Over the last 20 years, Australian residential real estate has been in a boom period. Prices have increased by a far greater rate than their historical average. Other indicators such as price to wages ratio and price to rents ratio have also increased markedly during this time.
As a result, many independent economists are predicting that those trends are not sustainable, and there has to be a correction at some point.
Back in 2009, high profile academic Steve Keen famously lost a bet when he wrongly predicted a house price correction that year. Consequently he had to walk from Canberra to the top of Mt Kosciuszko!
Steve was very much a voice in the wilderness then, but in recent years as property prices have gone up even further, more and more independent economists have reached the conclusion that property prices are overvalued.
Are they right?
What will happen to real estate values in the coming years?
At ICT Wealth we don’t claim to know. But the increasing weight of independent opinion suggests real estate is now a more risky investment than it used to be. There is much more uncertainty about future real estate returns than in years gone by.
What can you do to reduce that risk?
If you have a high proportion of your assets in property, and want to continue building wealth over the medium to long term, property market risk can be reduced by diversifying into other asset types.

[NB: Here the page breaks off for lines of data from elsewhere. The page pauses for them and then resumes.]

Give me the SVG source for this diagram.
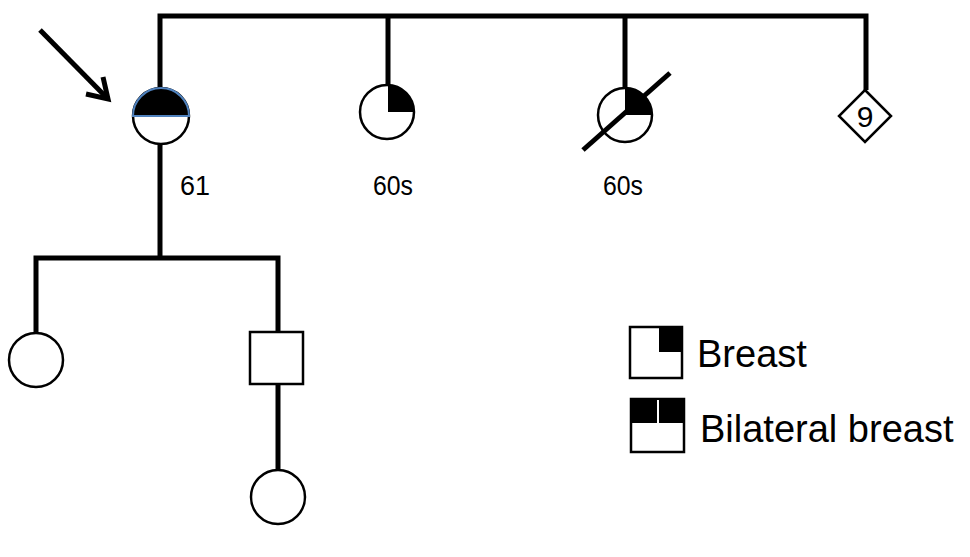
<svg xmlns="http://www.w3.org/2000/svg" width="970" height="557" viewBox="0 0 970 557">
<style>
.line{stroke:#000;stroke-width:5;fill:none;stroke-linecap:butt}
.sym{stroke:#000;stroke-width:2.5;fill:#fff}
.fill{fill:#000;stroke:none}
.lbl{font-family:"Liberation Sans",Arial,sans-serif;font-size:27px;fill:#000}
.leg{font-family:"Liberation Sans",Arial,sans-serif;font-size:38px;fill:#000}
</style>
<rect width="970" height="557" fill="#fff"/>
<g id="connectors">
<polyline class="line" points="160,88 160,16 866,16 866,90"/>
<line class="line" x1="388" y1="16" x2="388" y2="86"/>
<line class="line" x1="625" y1="16" x2="625" y2="88"/>
<line class="line" x1="160" y1="144" x2="160" y2="258"/>
<polyline class="line" points="36,334 36,258 278,258 278,332"/>
<line class="line" x1="278" y1="384" x2="278" y2="470"/>
</g>
<g id="arrow">
<line class="line" x1="40" y1="30" x2="107" y2="98"/>
<polyline class="line" points="86,94 108,99 103,77" stroke-linejoin="miter"/>
</g>
<g id="proband">
<circle class="sym" cx="161" cy="116" r="28"/>
<path d="M133,116 A28,28 0 0 1 189,116 Z" fill="#000" stroke="#4f81bd" stroke-width="2"/>
<text class="lbl" x="180" y="195" textLength="30" lengthAdjust="spacingAndGlyphs">61</text>
</g>
<g id="sister1">
<circle class="sym" cx="387" cy="112" r="27"/>
<path class="fill" d="M388,112 L388,85 A27,27 0 0 1 414,112 Z"/>
<text class="lbl" x="373" y="195" textLength="40" lengthAdjust="spacingAndGlyphs">60s</text>
</g>
<g id="sister2">
<circle class="sym" cx="625" cy="115" r="27"/>
<path class="fill" d="M625,115 L625,88 A27,27 0 0 1 652,115 Z"/>
<line class="line" x1="583" y1="150" x2="670" y2="73"/>
<text class="lbl" x="603" y="195" textLength="40" lengthAdjust="spacingAndGlyphs">60s</text>
</g>
<g id="siblings9">
<polygon class="sym" points="865,90 891,116 865,142 839,116"/>
<text class="lbl" x="865" y="127" text-anchor="middle" style="font-size:30px">9</text>
</g>
<g id="daughter">
<circle class="sym" cx="36" cy="360" r="27"/>
</g>
<g id="son">
<rect class="sym" x="250" y="332" width="53" height="52"/>
</g>
<g id="granddaughter">
<circle class="sym" cx="278" cy="497" r="27"/>
</g>
<g id="legend-breast">
<rect class="sym" x="630" y="327" width="52" height="51"/>
<rect class="fill" x="659" y="327" width="23" height="25"/>
<text class="leg" x="697" y="367">Breast</text>
</g>
<g id="legend-bilateral">
<rect class="sym" x="631" y="399" width="53" height="53"/>
<rect class="fill" x="631" y="399" width="53" height="24"/>
<line x1="658" y1="400" x2="658" y2="423" stroke="#fff" stroke-width="2"/>
<text class="leg" x="700" y="442">Bilateral breast</text>
</g>
</svg>
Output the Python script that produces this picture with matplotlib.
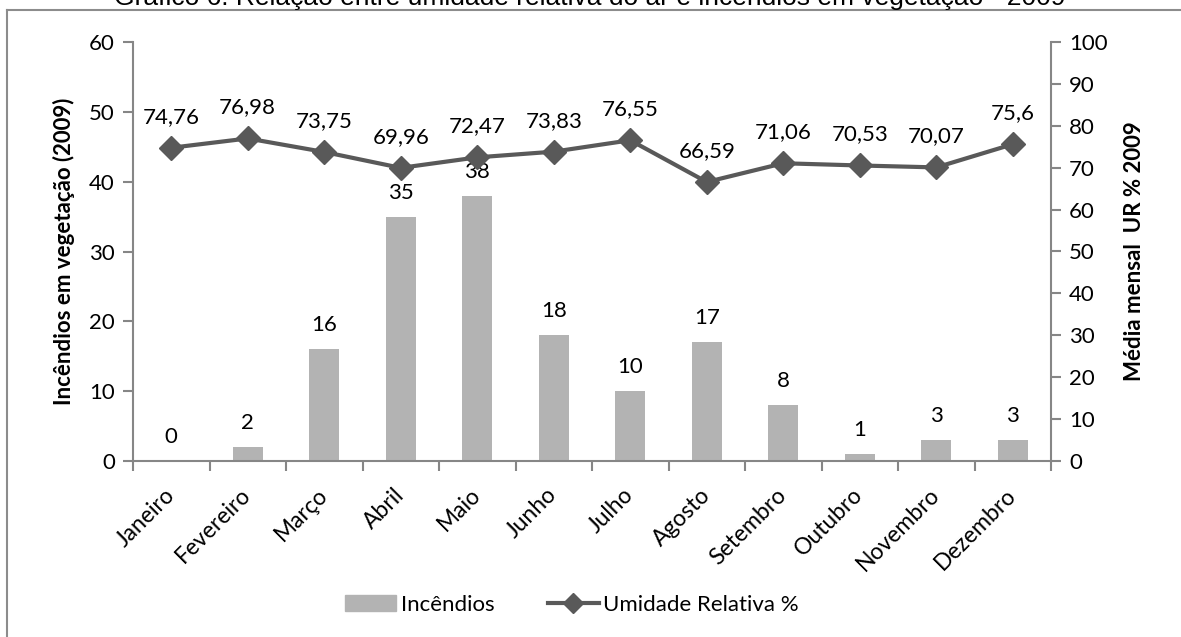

For people with multiple investment properties this could potentially be achieved by selling part of your portfolio and investing the proceeds into assets such as shares, bonds, or managed funds.
Putting more money into superannuation can also provide additional asset diversification. (As long as you don’t then create an SMSF to invest your super into even more property!)
If you have built up equity in your home and want to use it to create additional wealth, borrowing to invest in a portfolio of shares or managed funds may be an effective way to do this. The tax benefits are similar to an investment property, but you get much better asset diversification and the ability to buy/sell in smaller chunks.
The suitability or otherwise of these strategies will vary between individuals, and can be complex from a tax point of view. So be sure to get good financial advice customised to your own specific situation.
Of course if high property returns continue on without a correction for some time, then reducing your property exposure now could also reduce future returns.
However it is important to be aware that maintaining a high exposure to property comes with risk. “Safe as houses” is a historical saying. It is not a future guarantee.